Collected data —
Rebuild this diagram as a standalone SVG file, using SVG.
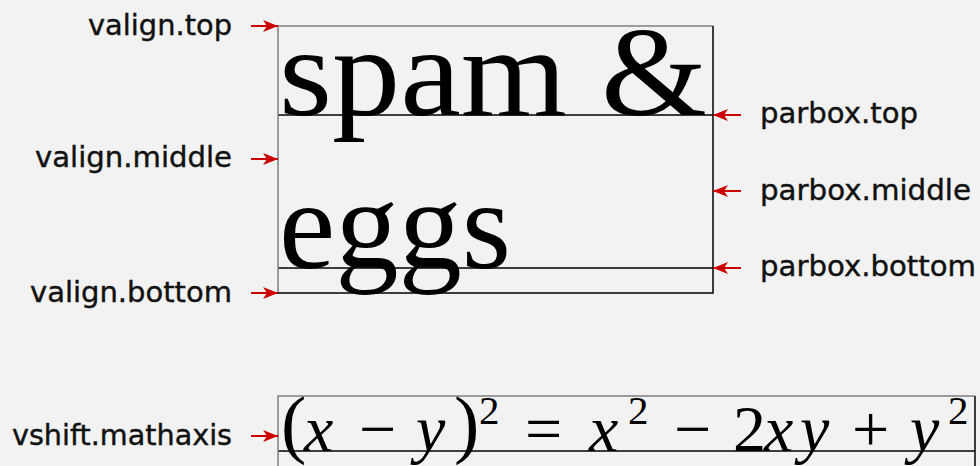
<svg xmlns="http://www.w3.org/2000/svg" width="980" height="466" viewBox="0 0 980 466">
<style>
.lbl{font-family:"DejaVu Sans","Liberation Sans",sans-serif;font-size:28px;fill:#111;stroke:#111;stroke-width:0.4}
.big{font-family:"Liberation Serif","DejaVu Serif",serif;font-size:128px;fill:#000}
.math{font-family:"Liberation Serif","DejaVu Serif",serif;font-size:66px;fill:#000}
.it{font-style:italic}
.sup{font-size:41px}
.par{font-size:76px}
.arr{stroke:#cc0000;stroke-width:2;fill:none;marker-end:url(#ah)}
.gray{stroke:#808080;stroke-width:1.5;fill:none}
.blk{stroke:#000;stroke-width:1.5;fill:none}
</style>
<defs>
<marker id="ah" viewBox="0 0 15 12" refX="15" refY="6" markerWidth="15" markerHeight="12" markerUnits="userSpaceOnUse" orient="auto">
<path d="M0,0 L15,6 L0,12 L4,6 Z" fill="#cc0000"/>
</marker>
</defs>
<rect width="980" height="466" fill="#f2f2f2"/>
<g id="box1">
<text class="big" x="279" y="115" textLength="428" lengthAdjust="spacingAndGlyphs">spam &amp;</text>
<text class="big" x="279" y="268" textLength="232" lengthAdjust="spacingAndGlyphs">eggs</text>
<line class="blk" x1="278" y1="115" x2="713" y2="115"/>
<line class="blk" x1="278" y1="268" x2="713" y2="268"/>
<path class="gray" d="M278,293 V26 H713"/>
<path class="blk" d="M713,26 V293 H278"/>
</g>
<g id="box2">
<text class="math" y="451"><tspan x="281" class="par" y="449">(</tspan><tspan x="304" y="451" class="it">x</tspan><tspan x="359">−</tspan><tspan x="416" class="it">y</tspan><tspan x="454" class="par" y="449">)</tspan><tspan x="479" y="424" class="sup">2</tspan><tspan x="525" y="451">=</tspan><tspan x="589" class="it">x</tspan><tspan x="628" y="424" class="sup">2</tspan><tspan x="674" y="451">−</tspan><tspan x="733">2</tspan><tspan x="764" class="it">x</tspan><tspan x="800" class="it">y</tspan><tspan x="852">+</tspan><tspan x="910" class="it">y</tspan><tspan x="948" y="424" class="sup">2</tspan></text>
<line class="blk" x1="278" y1="451" x2="975" y2="451"/>
<path class="gray" d="M278,470 V396 H975"/>
<line class="blk" x1="975" y1="396" x2="975" y2="470"/>
</g>
<g id="connectors">
<line class="arr" x1="251" y1="26" x2="278" y2="26"/>
<line class="arr" x1="251" y1="159" x2="278" y2="159"/>
<line class="arr" x1="251" y1="293" x2="278" y2="293"/>
<line class="arr" x1="741" y1="115" x2="713" y2="115"/>
<line class="arr" x1="741" y1="191" x2="713" y2="191"/>
<line class="arr" x1="741" y1="268" x2="713" y2="268"/>
<line class="arr" x1="251" y1="436" x2="278" y2="436"/>
</g>
<g id="labels">
<text class="lbl" x="232" y="35" text-anchor="end" textLength="144" lengthAdjust="spacingAndGlyphs">valign.top</text>
<text class="lbl" x="232" y="167" text-anchor="end" textLength="197" lengthAdjust="spacingAndGlyphs">valign.middle</text>
<text class="lbl" x="232" y="302" text-anchor="end" textLength="202" lengthAdjust="spacingAndGlyphs">valign.bottom</text>
<text class="lbl" x="760" y="123" textLength="158" lengthAdjust="spacingAndGlyphs">parbox.top</text>
<text class="lbl" x="760" y="200" textLength="211" lengthAdjust="spacingAndGlyphs">parbox.middle</text>
<text class="lbl" x="760" y="276" textLength="216" lengthAdjust="spacingAndGlyphs">parbox.bottom</text>
<text class="lbl" x="232" y="445" text-anchor="end" textLength="220" lengthAdjust="spacingAndGlyphs">vshift.mathaxis</text>
</g>
</svg>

Written request — Transcribe the whole listing, character for character, but not its images.

Response below —
Rebuild this diagram as a standalone SVG file, using SVG.
<svg xmlns="http://www.w3.org/2000/svg" width="980" height="466" viewBox="0 0 980 466">
<style>
.lbl{font-family:"DejaVu Sans","Liberation Sans",sans-serif;font-size:28px;fill:#111;stroke:#111;stroke-width:0.4}
.big{font-family:"Liberation Serif","DejaVu Serif",serif;font-size:128px;fill:#000}
.math{font-family:"Liberation Serif","DejaVu Serif",serif;font-size:66px;fill:#000}
.it{font-style:italic}
.sup{font-size:41px}
.par{font-size:76px}
.arr{stroke:#cc0000;stroke-width:2;fill:none;marker-end:url(#ah)}
.gray{stroke:#808080;stroke-width:1.5;fill:none}
.blk{stroke:#000;stroke-width:1.5;fill:none}
</style>
<defs>
<marker id="ah" viewBox="0 0 15 12" refX="15" refY="6" markerWidth="15" markerHeight="12" markerUnits="userSpaceOnUse" orient="auto">
<path d="M0,0 L15,6 L0,12 L4,6 Z" fill="#cc0000"/>
</marker>
</defs>
<rect width="980" height="466" fill="#f2f2f2"/>
<g id="box1">
<text class="big" x="279" y="115" textLength="428" lengthAdjust="spacingAndGlyphs">spam &amp;</text>
<text class="big" x="279" y="268" textLength="232" lengthAdjust="spacingAndGlyphs">eggs</text>
<line class="blk" x1="278" y1="115" x2="713" y2="115"/>
<line class="blk" x1="278" y1="268" x2="713" y2="268"/>
<path class="gray" d="M278,293 V26 H713"/>
<path class="blk" d="M713,26 V293 H278"/>
</g>
<g id="box2">
<text class="math" y="451"><tspan x="281" class="par" y="449">(</tspan><tspan x="304" y="451" class="it">x</tspan><tspan x="359">−</tspan><tspan x="416" class="it">y</tspan><tspan x="454" class="par" y="449">)</tspan><tspan x="479" y="424" class="sup">2</tspan><tspan x="525" y="451">=</tspan><tspan x="589" class="it">x</tspan><tspan x="628" y="424" class="sup">2</tspan><tspan x="674" y="451">−</tspan><tspan x="733">2</tspan><tspan x="764" class="it">x</tspan><tspan x="800" class="it">y</tspan><tspan x="852">+</tspan><tspan x="910" class="it">y</tspan><tspan x="948" y="424" class="sup">2</tspan></text>
<line class="blk" x1="278" y1="451" x2="975" y2="451"/>
<path class="gray" d="M278,470 V396 H975"/>
<line class="blk" x1="975" y1="396" x2="975" y2="470"/>
</g>
<g id="connectors">
<line class="arr" x1="251" y1="26" x2="278" y2="26"/>
<line class="arr" x1="251" y1="159" x2="278" y2="159"/>
<line class="arr" x1="251" y1="293" x2="278" y2="293"/>
<line class="arr" x1="741" y1="115" x2="713" y2="115"/>
<line class="arr" x1="741" y1="191" x2="713" y2="191"/>
<line class="arr" x1="741" y1="268" x2="713" y2="268"/>
<line class="arr" x1="251" y1="436" x2="278" y2="436"/>
</g>
<g id="labels">
<text class="lbl" x="232" y="35" text-anchor="end" textLength="144" lengthAdjust="spacingAndGlyphs">valign.top</text>
<text class="lbl" x="232" y="167" text-anchor="end" textLength="197" lengthAdjust="spacingAndGlyphs">valign.middle</text>
<text class="lbl" x="232" y="302" text-anchor="end" textLength="202" lengthAdjust="spacingAndGlyphs">valign.bottom</text>
<text class="lbl" x="760" y="123" textLength="158" lengthAdjust="spacingAndGlyphs">parbox.top</text>
<text class="lbl" x="760" y="200" textLength="211" lengthAdjust="spacingAndGlyphs">parbox.middle</text>
<text class="lbl" x="760" y="276" textLength="216" lengthAdjust="spacingAndGlyphs">parbox.bottom</text>
<text class="lbl" x="232" y="445" text-anchor="end" textLength="220" lengthAdjust="spacingAndGlyphs">vshift.mathaxis</text>
</g>
</svg>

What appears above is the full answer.